Before getting to the definition of the fraction of reliable links, let us focus on Poisson bipolar networks for illustration, with the following concrete parameters: link distance 1/4, path loss exponent 4, target SIR threshold θ=1, and the fading is iid Rayleigh. The link density is λ, and we use slotted ALOHA with transmit probability is p. In this case, the well-known expression for p_s is

$\displaystyle p_{\text{s}}=\exp(-c\lambda p),$

where c=0.3084 is a function of link distance, path loss exponent, and SIR threshold. We note that if we keep λp constant, p_s remains unchanged. Now, instead of just considering the typical link, let us consider all the links in a realization of the network, i.e., for a given set of locations of all transceivers. The video below shows the histogram of the individual link reliabilities for constant λp=1 while varying the transmit probability p from 1.00 to 0.01 in steps of 0.01. The red line indicates p_s, which is the average of all link reliabilities and remains constant at 0.735. Clearly, the distribution of link reliabilities changes significantly even with constant p_s– as surmised above, p_s does not reveal how disparate the reliabilities are. The symbol σ refers to the standard deviation of the reliability distribution, starting at 0.3 at p=1 and decreasing to less than 1/10 of that for p=1/100.

Histogram of link reliabilities in bipolar network.

Equipped with the blue histogram (or pdf), we can easily determine what fraction of links achieves a certain reliability, say 0.6, 0.7, or 0.8. These are shown in the plot below. It is apparent that for small p, due to the concentration of the link reliabilities as p→0, the fraction of reliable links tends to 0 or 1, depending on whether the reliability threshold is above or below the average p_s.

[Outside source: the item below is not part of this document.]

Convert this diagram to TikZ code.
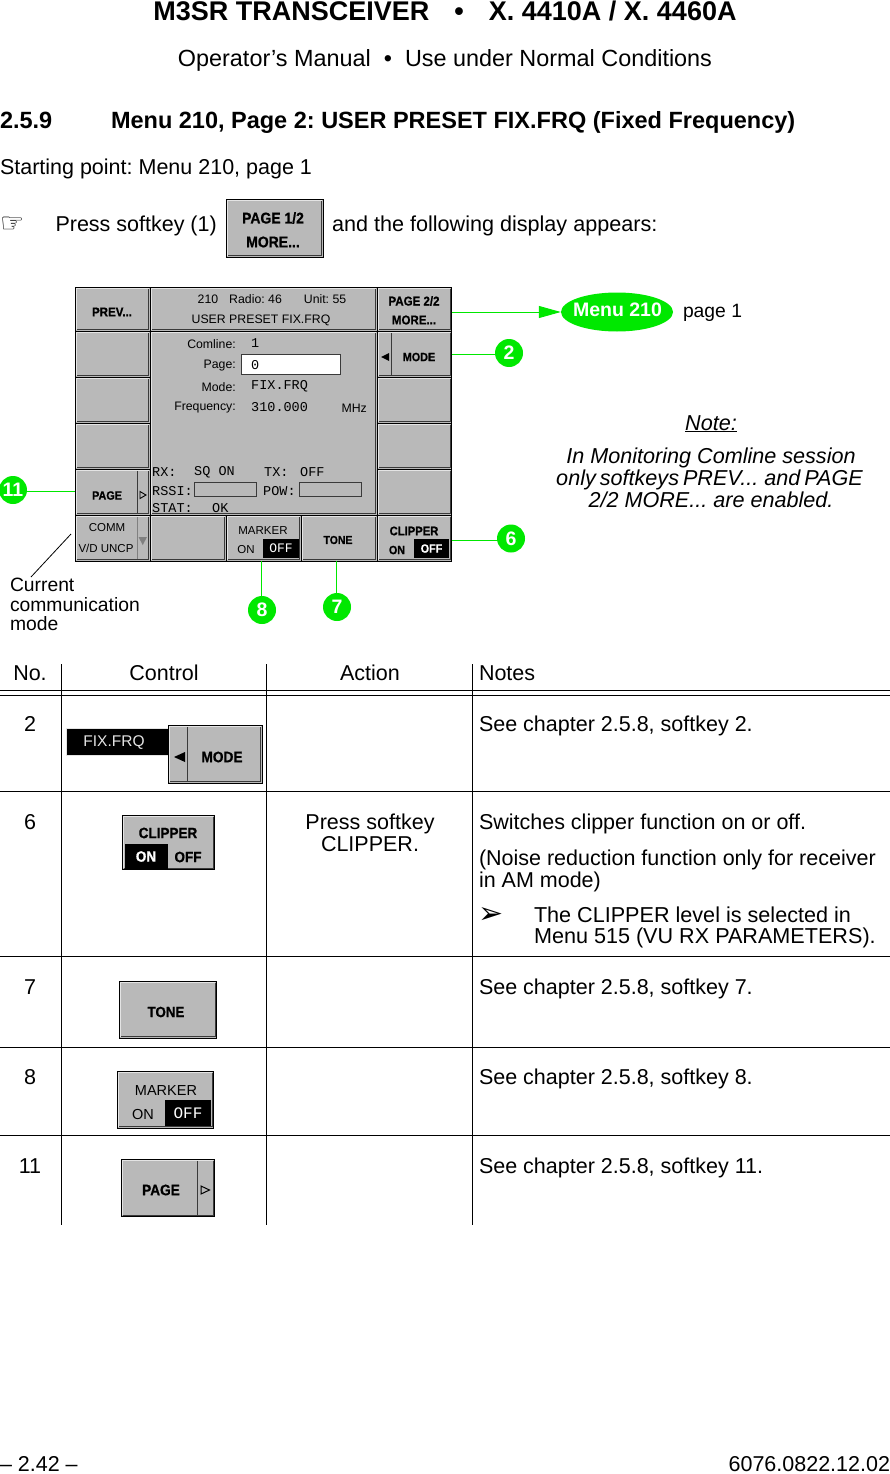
\documentclass[tikz,border=0pt]{standalone}
\usepackage{fontspec}
\setmainfont{Liberation Sans}
\setmonofont{Liberation Mono}
\newfontfamily\symfont{DejaVu Sans}
\newfontfamily\btnfont[FakeStretch=0.9,BoldFeatures={FakeBold=0.7}]{Liberation Sans}
\usetikzlibrary{shapes.geometric,arrows.meta}
\definecolor{keygray}{HTML}{B9B9B9}
\definecolor{litegray}{HTML}{E4E4E4}
\definecolor{darkgray}{HTML}{3A3A3A}
\definecolor{grn}{HTML}{00E800}
\newcommand\fs[1]{\fontsize{#1}{#1}\selectfont}
\newcommand\bt[1]{\fs{#1}\btnfont\bfseries}
\frenchspacing
\tikzset{
  x=1pt,y=-1pt,
  keybox/.style={draw=black,line width=1,fill=keygray,inner sep=0,outer sep=0,rectangle},
  txt/.style={anchor=base west,inner sep=0,outer sep=0,font=\fs{21.5}},
  ctr/.style={anchor=base,inner sep=0,outer sep=0,font=\fs{21.5},align=center},
  rgt/.style={anchor=base east,inner sep=0,outer sep=0,font=\fs{21.5}},
  lab/.style={anchor=center,inner sep=0,outer sep=0},
  rule/.style={line width=1,black},
  gline/.style={line width=1,grn},
  badge/.style={circle,fill=grn,text=white,inner sep=0,minimum size=28,font=\fs{19.5}\bfseries},
}
% name, x0,y0,x1,y1
\newcommand\skey[5]{%
  \pgfmathsetmacro\kw{#4-#2}\pgfmathsetmacro\kh{#5-#3}%
  \pgfmathsetmacro\kx{(#2+#4)/2}\pgfmathsetmacro\ky{(#3+#5)/2}%
  \node[keybox,minimum width=\kw pt,minimum height=\kh pt] (#1) at (\kx,\ky) {};
  \draw[litegray,line width=1.3] ([shift={(1.2,\kh-1.5)}]#1.north west) -- ([shift={(1.2,1.2)}]#1.north west) -- ([shift={(\kw-1.5,1.2)}]#1.north west);
  \draw[darkgray,line width=1.2] ([shift={(1.5,-1.2)}]#1.south west) -- ([shift={(-1.2,-1.2)}]#1.south east) -- ([shift={(-1.2,1.5-\kh)}]#1.south east);
}
\begin{document}
\begin{tikzpicture}
\useasboundingbox (0,0) rectangle (890,1474);
\fill[white] (0,0) rectangle (890,1474);
% header
\node[ctr,font=\fs{27}\bfseries] (title) at (445,21) {M3SR TRANSCEIVER\hspace{17.5pt} •\hspace{17.5pt} X. 4410A / X. 4460A};
\node[ctr,font=\fs{23.4}] (subtitle) at (445,66.5) {Operator’s Manual\hspace{6.5pt} •\hspace{6.5pt} Use under Normal Conditions};
\node[txt,font=\fs{23.5}\bfseries] (secnum) at (0,128.5) {2.5.9};
\node[txt,font=\fs{23.5}\bfseries] (sectitle) at (111,128.5) {Menu 210, Page 2: USER PRESET FIX.FRQ (Fixed Frequency)};
\node[txt] (start) at (0,175) {Starting point: Menu 210, page 1};
\node[txt,font=\fs{27}\symfont] (hand) at (0,232) {☞};
\node[txt] (press) at (55.5,231.5) {Press softkey (1)};
\skey{kone}{226.5}{199.5}{323}{257}
\node[lab,font=\bt{15.5}] (konea) at (273,218) {PAGE 1/2};
\node[lab,font=\bt{15.5}] (koneb) at (273,242) {MORE...};
\node[txt,font=\fs{21.6}] (follow) at (332,231.5) {and the following display appears:};
% screen
\skey{sprev}{75}{287}{150}{331}
\skey{sl2}{75}{331}{150}{377}
\skey{sl3}{75}{377}{150}{423}
\skey{sl4}{75}{423}{150}{469}
\skey{spage}{75}{469}{150}{515}
\skey{scomm}{75}{515}{150}{561}
\skey{shead}{150}{287}{377}{331}
\skey{sbody}{150}{331}{377}{515}
\skey{sblank}{150}{515}{226}{561}
\skey{smark}{226}{515}{301}{561}
\skey{stone}{301}{515}{377}{561}
\skey{snext}{377}{287}{451.5}{331}
\skey{smode}{377}{331}{451.5}{377}
\skey{sr3}{377}{377}{451.5}{423}
\skey{sr4}{377}{423}{451.5}{469}
\skey{sr5}{377}{469}{451.5}{515}
\skey{sclip}{377}{515}{451.5}{561}
\node[lab,font=\bt{12.8}] (tprev) at (112,312) {PREV...};
\node[lab,font=\fs{12.3}] (thead) at (272,299) {210\hspace{11pt}Radio: 46\hspace{22pt}Unit: 55};
\node[lab,font=\fs{12.3}] (thead2) at (261,320) {USER PRESET FIX.FRQ};
\node[lab,font=\bt{12.8}] (tnexta) at (414,301) {PAGE 2/2};
\node[lab,font=\bt{12.8}] (tnextb) at (414,320) {MORE...};
\node[anchor=east,inner sep=0,font=\fs{12.3}] (tcom) at (236,344) {Comline:};
\node[anchor=east,inner sep=0,font=\fs{12.3}] (tpg) at (236,366) {Page:};
\node[anchor=east,inner sep=0,font=\fs{12.3}] (tmd) at (236,387) {Mode:};
\node[anchor=east,inner sep=0,font=\fs{12.3}] (tfr) at (236,408) {Frequency:};
\node[anchor=west,inner sep=0,font=\fs{13.5}\ttfamily] (vcom) at (251,343) {1};
\node[draw=darkgray,line width=1,fill=white,minimum width=99,minimum height=20,inner sep=0] (vbox) at (291,364.5) {};
\node[anchor=west,inner sep=0,font=\fs{13.5}\ttfamily] (vpg) at (251,365) {0};
\node[anchor=west,inner sep=0,font=\fs{13.5}\ttfamily] (vmd) at (251,386) {FIX.FRQ};
\node[anchor=west,inner sep=0,font=\fs{13.5}\ttfamily] (vfr) at (251,407) {310.000};
\node[anchor=east,inner sep=0,font=\fs{12.3}] (vmhz) at (367,408) {MHz};
\node[anchor=west,inner sep=0,font=\fs{13.5}\ttfamily] (trx) at (152,472) {RX:};
\node[anchor=west,inner sep=0,font=\fs{13.5}\ttfamily] (trxv) at (194,472) {SQ ON};
\node[anchor=west,inner sep=0,font=\fs{13.5}\ttfamily] (ttx) at (264,472) {TX:};
\node[anchor=west,inner sep=0,font=\fs{13.5}\ttfamily] (ttxv) at (300,472) {OFF};
\node[anchor=west,inner sep=0,font=\fs{13.5}\ttfamily] (trs) at (152,491) {RSSI:};
\node[draw=darkgray,line width=.9,minimum width=62,minimum height=14,inner sep=0] (brs) at (225.5,489) {};
\node[anchor=west,inner sep=0,font=\fs{13.5}\ttfamily] (tpw) at (263,491) {POW:};
\node[draw=darkgray,line width=.9,minimum width=62,minimum height=14,inner sep=0] (bpw) at (330,489) {};
\node[anchor=west,inner sep=0,font=\fs{13.5}\ttfamily] (tst) at (152,508) {STAT:};
\node[anchor=west,inner sep=0,font=\fs{13.5}\ttfamily] (tok) at (212,508) {OK};
% left softkeys details
\draw[darkgray,line width=1] (137,471) -- (137,513);
\node[lab,font=\bt{12}] (tpage) at (107,495.5) {PAGE};
\draw[black,line width=.9,fill=keygray] (140,491.5) -- (146,495) -- (140,498.5) -- cycle;
\draw[gray,line width=1] (137,517) -- (137,559);
\node[lab,font=\fs{11.5}] (tcomm) at (107,528) {COMM};
\node[lab,font=\fs{11.5}] (tvd) at (106,548) {V/D UNCP};
\fill[gray] (138.5,537) -- (147,537) -- (142.75,545) -- cycle;
% right softkeys details
\draw[darkgray,line width=1] (391,333) -- (391,375);
\fill[black] (381,357) -- (389,353) -- (389,361) -- cycle;
\node[lab,font=\bt{12}] (tmode) at (419,357) {MODE};
% bottom softkeys
\node[lab,font=\fs{11.5}] (tmark) at (263,531) {MARKER};
\node[lab,font=\fs{11.5}] (tmon) at (246,550) {ON};
\node[fill=black,text=white,minimum width=36,minimum height=19,inner sep=0,font=\fs{13}\ttfamily] (tmoff) at (281,548.5) {OFF};
\node[lab,font=\bt{11.6}] (ttone) at (338,540) {TONE};
\node[lab,font=\bt{12.5}] (tclip) at (414,531) {CLIPPER};
\node[lab,font=\bt{12}] (tcon) at (397,550) {ON};
\node[fill=black,text=white,minimum width=35,minimum height=19,inner sep=0,font=\bt{12}] (tcoff) at (431.5,548.5) {OFF};
% callouts
\node[ellipse,fill=grn,inner sep=0,minimum width=112,minimum height=39] (menu) at (617,312) {};
\node[lab,text=white,font=\fs{19.5}\bfseries] (menut) at (617.5,310) {Menu 210};
\node[txt,font=\fs{19.3}] (pageone) at (683,317) {page 1};
\node[badge] (c2) at (509,353) {2};
\node[badge] (c6) at (511,538.5) {6};
\node[badge] (c11) at (13,490) {11};
\node[badge] (c8) at (262,610) {8};
\node[badge] (c7) at (337,607) {7};
\draw[gline,-{Triangle[length=22,width=12,fill=grn]}] (snext.east |- 0,312) -- (menu.west);
\draw[gline] (smode.east) -- (c2.west |- smode.east);
\draw[gline] (sclip.east |- 0,540) -- (c6.west |- 0,540);
\draw[gline] (c11.east |- 0,491) -- (spage.west |- 0,491);
\draw[gline] (261,561) -- (261,597);
\draw[gline] (336.5,561) -- (c7.north -| 336.5,0);
\node[txt,font=\fs{19.3}] (cura) at (10,591) {Current};
\node[txt,font=\fs{19.3}] (curb) at (10,611) {communication};
\node[txt,font=\fs{19.3}] (curc) at (10,630) {mode};
\coordinate (cla) at (71,534);
\coordinate (clb) at (31,577);
\draw[black,line width=.8] (cla) -- (clb);
% note
\node[ctr,font=\fs{21.6}\itshape] (note) at (711,430) {\underline{Note:}};
\node[ctr,font=\fs{21.6}\itshape] (nla) at (711,463) {In Monitoring Comline session};
\node[ctr,font=\fs{21.6}\itshape] (nlb) at (709.5,485) {only\hspace{4pt}softkeys\hspace{4pt}PREV... and\hspace{4pt}PAGE};
\node[ctr,font=\fs{21.6}\itshape] (nlc) at (711,507) {2/2 MORE... are enabled.};
% table
\node[ctr] (hno) at (30,680) {No.};
\node[ctr] (hctl) at (164,680) {Control};
\node[ctr] (hact) at (370,680) {Action};
\node[txt] (hnot) at (479,680) {Notes};
\coordinate (lt) at (0,690); \coordinate (rt) at (890,690);
\draw[rule] (lt) -- (rt);
\draw[rule] (0,695.5) -- (890,695.5);
\draw[rule] (0,791) -- (890,791);
\draw[rule] (0,956) -- (890,956);
\draw[rule] (0,1047.5) -- (890,1047.5);
\draw[rule] (0,1135.5) -- (890,1135.5);
\draw[rule] (61,664) -- (61,1225);
\draw[rule] (266.5,664) -- (266.5,1225);
\draw[rule] (472.5,664) -- (472.5,1225);
% row 2
\node[ctr] (n2) at (30,731) {2};
\node[fill=black,draw=litegray,line width=.8,minimum width=102,minimum height=27,inner sep=0] (tfix) at (117,741.5) {};
\node[lab,text=litegray,font=\fs{15.5}] (tfixt) at (114,742.5) {FIX.FRQ};
\skey{rmode}{168}{725}{262}{783}
\draw[darkgray,line width=1] (187,727) -- (187,781);
\fill[black] (174,757) -- (185,752) -- (185,762) -- cycle;
\node[lab,font=\bt{15.2}] (rmodet) at (222,757) {MODE};
\node[txt] (d2) at (479,731) {See chapter 2.5.8, softkey 2.};
% row 6
\node[ctr] (n6) at (30,829) {6};
\skey{rclip}{122.5}{815.5}{214.5}{869.5}
\node[lab,font=\bt{15}] (rclipt) at (168,833) {CLIPPER};
\node[fill=black,text=white,minimum width=43,minimum height=25,inner sep=0,font=\bt{15}] (rclipon) at (146,856.5) {ON};
\node[lab,font=\bt{15}] (rclipoff) at (188,857) {OFF};
\node[ctr] (a6a) at (370,829) {Press softkey};
\node[ctr] (a6b) at (370,851) {CLIPPER.};
\node[txt] (d6a) at (479,829) {Switches clipper function on or off.};
\node[txt] (d6b) at (479,865) {(Noise reduction function only for receiver};
\node[txt] (d6c) at (479,887) {in AM mode)};
\node[txt,font=\fs{30}\symfont] (d6m) at (478,923) {➢};
\node[txt,font=\fs{21.6}] (d6d) at (534,922) {The CLIPPER level is selected in};
\node[txt,font=\fs{21.6}] (d6e) at (534,943) {Menu 515 (VU RX PARAMETERS).};
% row 7
\node[ctr] (n7) at (30,994) {7};
\skey{rtone}{119.5}{981}{216.5}{1038}
\node[lab,font=\bt{14.8}] (rtonet) at (166,1012) {TONE};
\node[txt] (d7) at (479,994) {See chapter 2.5.8, softkey 7.};
% row 8
\node[ctr] (n8) at (30,1084) {8};
\skey{rmark}{117.5}{1071}{213.5}{1128}
\node[lab,font=\fs{14.5}] (rmarkt) at (166,1090) {MARKER};
\node[lab,font=\fs{14.5}] (rmarkon) at (143,1114) {ON};
\node[fill=black,text=white,minimum width=46,minimum height=26,inner sep=0,font=\fs{16}\ttfamily] (rmarkoff) at (188,1113) {OFF};
\node[txt] (d8) at (479,1084) {See chapter 2.5.8, softkey 8.};
% row 11
\node[ctr] (n11) at (30,1173) {11};
\skey{rpage}{121}{1159.5}{214.5}{1216.5}
\draw[darkgray,line width=1] (197,1161) -- (197,1215);
\draw[black,line width=1,fill=keygray] (201,1186) -- (209.5,1190) -- (201,1194) -- cycle;
\node[lab,font=\bt{15.2}] (rpaget) at (161,1190) {PAGE};
\node[txt] (d11) at (479,1173) {See chapter 2.5.8, softkey 11.};
% footer
\node[txt] (fl) at (0,1471) {– 2.42 –};
\node[rgt] (fr) at (890,1471) {6076.0822.12.02};
\end{tikzpicture}
\end{document}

Fraction of links achieving reliability at least 0.6, 0.7, 0.8.

So how do we characterize the link reliability distribution theoretically? We start with the conditional SIR ccdf at the typical link, given the point process:

$\displaystyle P_{\text{s}}=\mathbb{P}(\text{SIR}>\theta\mid\Phi).$

Then p_s=E(P_s), with the expectation taken over the point process. Hence p_s is the mean of the conditional success probability, and if we consider its distribution, we arrive at the link reliability distribution, shown in blue in the video above. Mathematically,

$\displaystyle F(\nu)=\mathbb{P}(P_{\text{s}}>\nu).$

where ν is the target reliability. This distribution is a meta distribution, since it is the distribution of a conditional distribution. In ergodic settings, it specifies the fraction of links that achieve an SIR of θ with reliability at least ν, which is exactly what we set out to quantify.
In conclusion: The fraction of reliable links is not given by the standard (mean) success probability; it is given by the meta distribution of the SIR.